Each line that holds the word "chart" should be returned.

[DATA EXTRACT]
——
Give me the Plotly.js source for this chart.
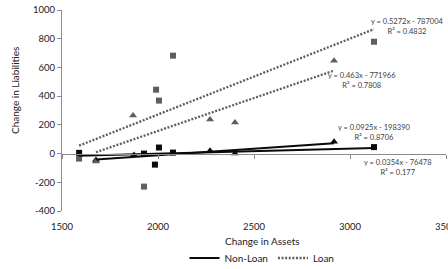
<!DOCTYPE html>
<html>
<head>
<meta charset="utf-8">
<script src="https://cdn.plot.ly/plotly-3.0.1.min.js"></script>
<style>html,body{margin:0;padding:0;background:#fff;}#chart{width:448px;height:269px;}</style>
</head>
<body>
<div id="chart"></div>
<script>
// Loan series (gray)
const loanSqX = [1589, 1927, 1990, 2005, 2078, 3125];
const loanSqY = [-35, -230, 445, 369, 682, 779];
const loanTriX = [1677, 1870, 2271, 2401, 2917];
const loanTriY = [-56, 265, 237, 216, 647];
// Non-Loan series (black)
const nonSqX = [1589, 1927, 1984, 2005, 2078, 3125];
const nonSqY = [5, 0, -77, 42, 7, 45];
const nonTriX = [1677, 1875, 2271, 2401, 2917];
const nonTriY = [-45, -10, 20, 0, 82];
// Trendline labels (as printed on the chart)
const eqLoanSq = ["y = 0.5272x - 787004", "R² = 0.4832"];
const eqLoanTri = ["y = 0.463x - 771966", "R² = 0.7808"];
const eqNonTri = ["y = 0.0925x - 198390", "R² = 0.8706"];
const eqNonSq = ["y = 0.0354x - 76478", "R² = 0.177"];
const xTicks = [1500, 2000, 2500, 3000, 3500];
const yTicks = [-400, -200, 0, 200, 400, 600, 800, 1000];
const legendNames = ["Non-Loan", "Loan"];

function fit(xs, ys) {
  const n = xs.length;
  const mx = xs.reduce((a, b) => a + b, 0) / n;
  const my = ys.reduce((a, b) => a + b, 0) / n;
  let sxy = 0, sxx = 0;
  for (let i = 0; i < n; i++) { sxy += (xs[i] - mx) * (ys[i] - my); sxx += (xs[i] - mx) ** 2; }
  const m = sxy / sxx, b = my - m * mx;
  const x0 = Math.min(...xs), x1 = Math.max(...xs);
  return { x: [x0, x1], y: [m * x0 + b, m * x1 + b] };
}

const GRAY = '#5e5e5e', BLACK = '#0a0a0a';
const traces = [];
function markers(xs, ys, sym, col) {
  traces.push({ x: xs, y: ys, mode: 'markers', type: 'scatter', showlegend: false, hoverinfo: 'skip',
    marker: { symbol: sym, size: sym === 'square' ? 6 : 7, color: col } });
}
markers(nonTriX, nonTriY, 'triangle-up', BLACK);
markers(loanSqX, loanSqY, 'square', GRAY);
markers(loanTriX, loanTriY, 'triangle-up', GRAY);
markers(nonSqX, nonSqY, 'square', BLACK);

function trend(xs, ys, name, dash, col, w, show) {
  const f = fit(xs, ys);
  traces.push({ x: f.x, y: f.y, mode: 'lines', type: 'scatter', name: name, legendgroup: name,
    showlegend: show, hoverinfo: 'skip', line: { color: col, width: w, dash: dash } });
}
trend(nonSqX, nonSqY, legendNames[0], 'solid', BLACK, 2, true);
trend(nonTriX, nonTriY, legendNames[0], 'solid', BLACK, 2, false);
trend(loanSqX, loanSqY, legendNames[1], '2px,1.6px', GRAY, 2.3, true);
trend(loanTriX, loanTriY, legendNames[1], '2px,1.6px', GRAY, 2.3, false);

// helper trace for the axis drawn through y = 0
traces.push({ x: [2500], y: [0], xaxis: 'x2', mode: 'markers', marker: { opacity: 0 }, showlegend: false, hoverinfo: 'skip' });

const FONT = 'Lato, "Open Sans", sans-serif';
const eqFont = { family: FONT, size: 7.5, color: '#404040' };
function eqAnn(lines, x, y) {
  return { x: x, y: y, xref: 'x', yref: 'y', text: lines.join('<br>'), showarrow: false, font: eqFont, align: 'center', xanchor: 'center', yanchor: 'middle' };
}

const layout = {
  width: 448, height: 269,
  margin: { l: 62, r: 2, t: 10, b: 58, autoexpand: false },
  paper_bgcolor: '#fff', plot_bgcolor: '#fff',
  showlegend: true,
  legend: { orientation: 'h', xref: 'container', yref: 'container', x: 262 / 448, y: 1 - 258 / 269,
    xanchor: 'center', yanchor: 'middle',
    font: { family: FONT, size: 10, color: '#222' }, itemwidth: 30, tracegroupgap: 0 },
  xaxis: { range: [1500, 3500], tickvals: xTicks, ticktext: xTicks.map(String), showgrid: false, zeroline: false,
    showline: false, ticks: 'outside', ticklen: 7, tickcolor: 'rgba(0,0,0,0)', ticklabeloverflow: 'allow',
    tickfont: { family: FONT, size: 9.5, color: '#222' } },
  xaxis2: { overlaying: 'x', anchor: 'free', position: 400 / 1400, range: [1500, 3500], tickvals: xTicks,
    showticklabels: false, showgrid: false, zeroline: false, showline: true, linecolor: '#8c8c8c', linewidth: 1,
    ticks: 'outside', ticklen: 4, tickcolor: '#8c8c8c' },
  yaxis: { range: [-400, 1000], tickvals: yTicks, ticktext: yTicks.map(String), showgrid: false, zeroline: false,
    showline: true, linecolor: '#8c8c8c', linewidth: 1, ticks: 'outside', ticklen: 4, tickcolor: '#8c8c8c',
    tickfont: { family: FONT, size: 9.5, color: '#222' } },
  annotations: [
    eqAnn(eqLoanSq, 3297, 887),
    eqAnn(eqLoanTri, 3062, 511),
    eqAnn(eqNonTri, 3125, 146),
    eqAnn(eqNonSq, 3250, -97),
    { xref: 'paper', yref: 'paper', x: (262 - 62) / 384, y: (211 - 241) / 201, text: 'Change in Assets', showarrow: false,
      font: { family: FONT, size: 10, color: '#222' }, xanchor: 'center', yanchor: 'middle' },
    { xref: 'paper', yref: 'paper', x: (15 - 62) / 384, y: (211 - 91) / 201, text: 'Change in Liabilities', showarrow: false,
      textangle: -90, font: { family: FONT, size: 10, color: '#222' }, xanchor: 'center', yanchor: 'middle' }
  ]
};

Plotly.newPlot('chart', traces, layout, { displayModeBar: false, staticPlot: true });
</script>
</body>
</html>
——
[COMPLETED TASK]
Give me the Plotly.js source for this chart.
<style>html,body{margin:0;padding:0;background:#fff;}#chart{width:448px;height:269px;}</style>
<div id="chart"></div>
// Trendline labels (as printed on the chart)
Plotly.newPlot('chart', traces, layout, { displayModeBar: false, staticPlot: true });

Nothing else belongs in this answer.